Rebecca Jarrett-Dalton added a note of caution. “While inquiries are at an all-time high, the big question is whether we will have enough stock to meet this demand. The market is incredibly hot, and this could lead to a highly competitive environment for buyers, with many homes selling for hundreds of thousands above their reserve.”

“With listings not keeping pace with buyer demand, buyers are needing to compromise faster and bid harder.”

Two Red Shoes identifies several spring trends. The First Home Guarantee Scheme is expected to unlock a wave of first-time buyers by enabling eligible purchasers to enter with deposits as low as 5 per cent. The firm notes this supports entry and reduces rent leakage, but it is a demand-side fix that risks pushing prices higher around the relevant caps.
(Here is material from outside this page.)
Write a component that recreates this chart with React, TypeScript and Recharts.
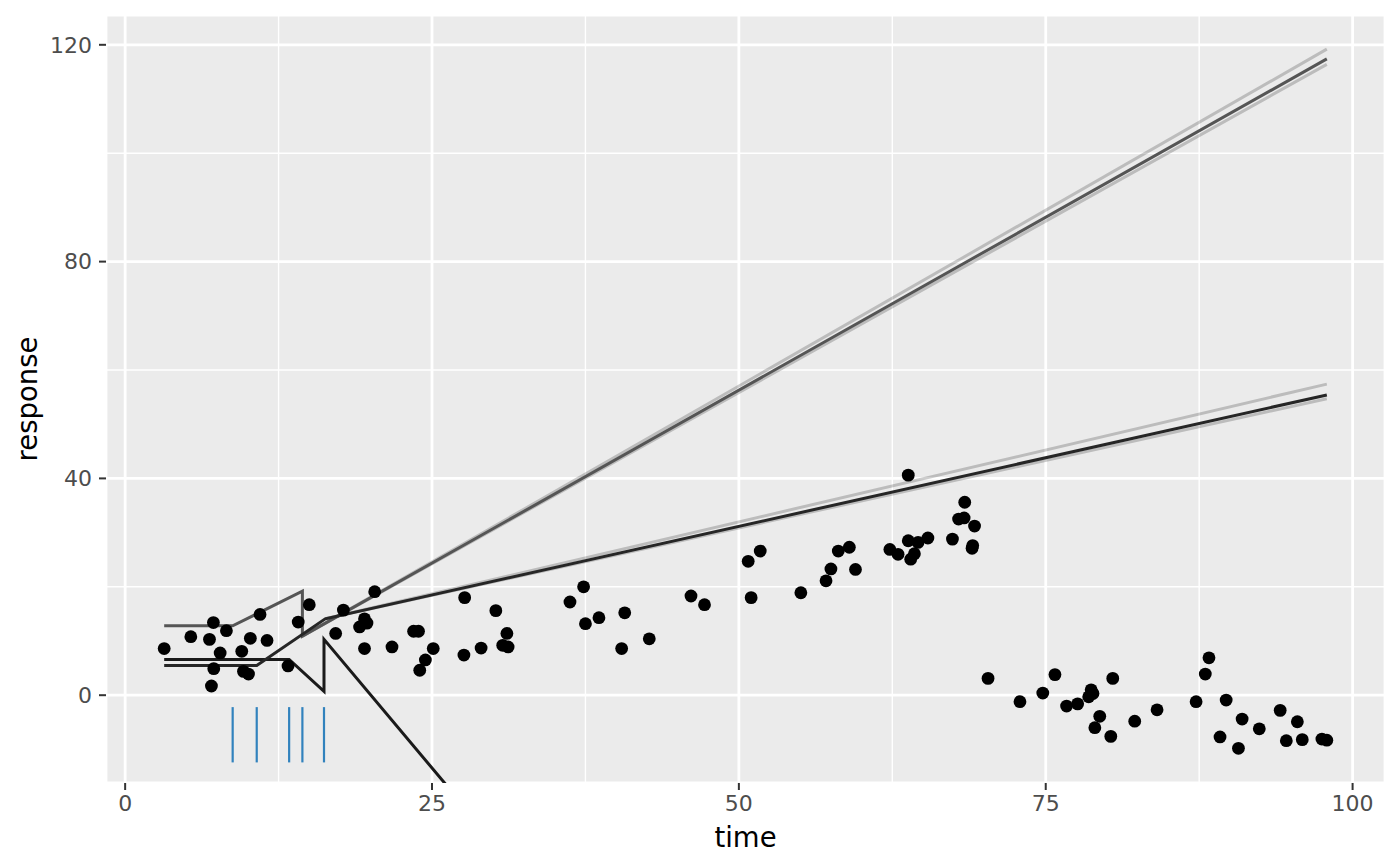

Buyer behaviour is shifting toward flexibility. With competition intense, purchasers are prioritising what they can afford over ideal suburb or land size. Two Red Shoes expects the common first-home target price to rise to between $1 and $1.2 million over the next six months.

Affordable corridors are drawing attention. The team highlights Hawkesbury, Claremont Meadows and growth areas such as Austral, with Glenbrook in the Lower Blue Mountains posting standout results. Preliminary Sydney auction clearance rates are holding above 70 per cent despite increased listings, underscoring the depth of demand.

The heat is not without friction. Reports of gazumping have risen, including instances where contract statements were withheld while agents continued to receive offers, reflecting the pressure on buyers in fast-moving campaigns.

Rates are steady, yet some banks are quietly trimming variable and fixed products. Many borrowers are maintaining higher repayments to accelerate principal reduction. “We’re also seeing a strong trend in rent-vesting, where owner-occupiers are investing in a property with the eventual goal of moving into it,” said Jarrett-Dalton.

“This is a smart strategy for safeguarding one’s future in this competitive market, where all signs point to an exceptionally busy and action-packed season.”

Two Red Shoes expects momentum to carry through the holiday period and into the new year, with competition remaining elevated while stock lags demand.